Member of the Legislative Assembly of Alberta
- In office 1971–1975
- Preceded by: New district
- Succeeded by: Archibald Johnston
- Constituency: Lethbridge-East

Personal details
- Born: John Victor Prunkle August 14, 1918 Medicine Hat, Alberta
- Died: December 31, 1982 (aged 64)
- Party: Social Credit
- Occupation: politician

= John Victor Anderson =

Canadian politician

John Victor Anderson (August 8, 1918 – December 31, 1982) was a provincial level politician from Alberta, Canada. He served as a member of the Legislative Assembly of Alberta from 1971 to 1975 sitting with the Social Credit caucus in the official opposition.

==Political career==
Anderson ran for a seat to the Alberta Legislature in the 1971 Alberta general election.

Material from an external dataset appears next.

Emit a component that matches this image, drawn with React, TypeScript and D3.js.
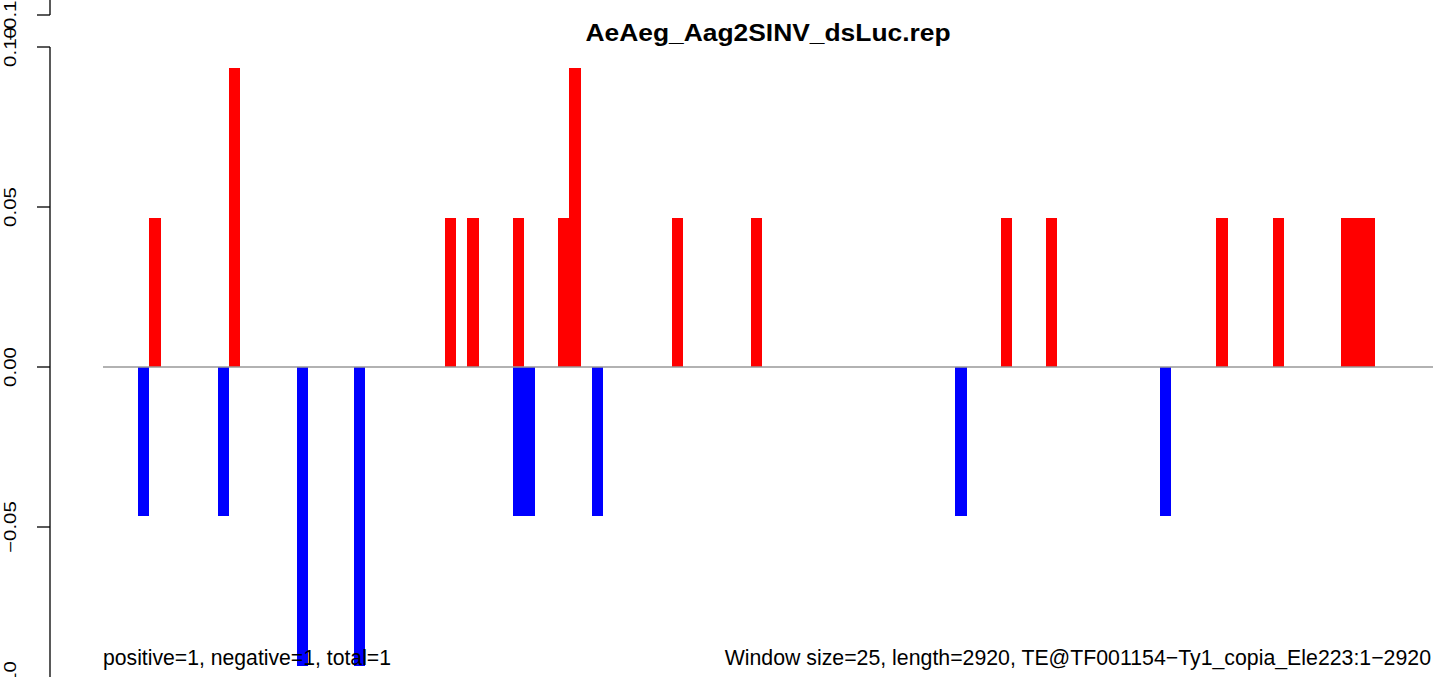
import React from "react";
import * as d3 from "d3";

const WIDTH = 1439;
const HEIGHT = 677;

const TITLE = "AeAeg_Aag2SINV_dsLuc.rep";
const LEFT_NOTE = "positive=1, negative=1, total=1";
const RIGHT_NOTE = "Window size=25, length=2920, TE@TF001154\u2212Ty1_copia_Ele223:1\u22122920";

const TE_LENGTH = 2920;
const WINDOW = 25;

// window index (start = index * WINDOW) for sense (positive) reads
const posWindows = [4, 11, 30, 32, 36, 40, 41, 50, 57, 79, 83, 98, 103, 109, 110, 111];
const posValues = [0.0467, 0.0934, 0.0467, 0.0467, 0.0467, 0.0467, 0.0934, 0.0467, 0.0467, 0.0467, 0.0467, 0.0467, 0.0467, 0.0467, 0.0467, 0.0467];

// antisense (negative) reads
const negWindows = [3, 10, 17, 22, 36, 37, 43, 75, 93];
const negValues = [-0.0467, -0.0467, -0.0934, -0.0934, -0.0467, -0.0467, -0.0467, -0.0467, -0.0467];

const yTicks = [-0.1, -0.05, 0, 0.05, 0.1];
const yTickLabels = ["\u22120.10", "\u22120.05", "0.00", "0.05", "0.10"];

const FONT = "'Liberation Sans', Arial, Helvetica, sans-serif";

export default function App() {
  const plotLeft = 103;
  const plotRight = 1433;
  const axisX = 50;

  const x = d3.scaleLinear().domain([0, TE_LENGTH]).range([104, 104 + (TE_LENGTH / WINDOW) * 11.35]);
  const y = d3.scaleLinear().domain([-0.1, 0.1]).range([687, 47]);
  // previous panel (stacked above) fragment of its axis
  const yPrev = d3.scaleLinear().domain([-0.1, 0.1]).range([687 - 672, 47 - 672]);

  const bw = x(WINDOW) - x(0);

  const pos = posWindows.map((w, i) => ({ w, v: posValues[i] }));
  const neg = negWindows.map((w, i) => ({ w, v: negValues[i] }));

  return (
    <svg
      width={WIDTH}
      height={HEIGHT}
      style={{ position: "absolute", left: 0, top: 0, background: "#fff" }}
      fontFamily={FONT}
    >
      <rect x={0} y={0} width={WIDTH} height={HEIGHT} fill="#fff" />
      {/* bars */}
      <g shapeRendering="crispEdges">
        {pos.map((d, i) => (
          <rect key={"p" + i} x={x(d.w * WINDOW)} width={bw} y={y(d.v)} height={y(0) - y(d.v)} fill="#ff0000" />
        ))}
        {neg.map((d, i) => (
          <rect key={"n" + i} x={x(d.w * WINDOW)} width={bw} y={y(0)} height={y(d.v) - y(0)} fill="#0000ff" />
        ))}
      </g>
      {/* zero line */}
      <line x1={plotLeft} x2={plotRight} y1={y(0)} y2={y(0)} stroke="#999999" strokeWidth={1.5} />

      {/* y axis */}
      <g stroke="#000" strokeWidth={1.3}>
        <line x1={axisX} x2={axisX} y1={y(0.1)} y2={y(-0.1)} />
        {yTicks.map((t) => (
          <line key={"t" + t} x1={axisX - 13} x2={axisX} y1={y(t)} y2={y(t)} />
        ))}
        <line x1={axisX} x2={axisX} y1={yPrev(-0.1)} y2={yPrev(0.1)} />
        {yTicks.map((t) => (
          <line key={"pt" + t} x1={axisX - 13} x2={axisX} y1={yPrev(t)} y2={yPrev(t)} />
        ))}
      </g>
      <g fontSize={16} fill="#000" textAnchor="middle">
        {yTicks.map((t, i) => (
          <text key={"l" + t} transform={`translate(16,${y(t)}) rotate(-90) scale(1.28,1)`}>
            {yTickLabels[i]}
          </text>
        ))}
        {yTicks.map((t, i) => (
          <text key={"pl" + t} transform={`translate(16,${yPrev(t)}) rotate(-90) scale(1.28,1)`}>
            {yTickLabels[i]}
          </text>
        ))}
      </g>

      {/* title */}
      <text
        transform={`translate(${(plotLeft + plotRight) / 2},41) scale(1.1,1)`}
        textAnchor="middle"
        fontWeight="bold"
        fontSize={24}
        fill="#000"
      >
        {TITLE}
      </text>

      {/* notes */}
      <text x={plotLeft} y={665} fontSize={21.2} fill="#000">
        {LEFT_NOTE}
      </text>
      <text x={1431} y={665} fontSize={21.3} textAnchor="end" fill="#000">
        {RIGHT_NOTE}
      </text>
    </svg>
  );
}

He ran in the new electoral district of Lethbridge-East as a candidate for the Social Credit party and faced two other candidates. Anderson won the race by a comfortable margin to pick up the district for Social Credit who was defeated from government in that election. Anderson faced a strong challenge by Progressive Conservative candidate Richard Barton but still beat him by almost a thousand votes.

Anderson ran for a second term in the 1975 Alberta general election. He faced three other candidates and finished second after his popular vote collapsed. He was defeated in a landslide by Archibald Johnston, losing his seat by over 5000 votes.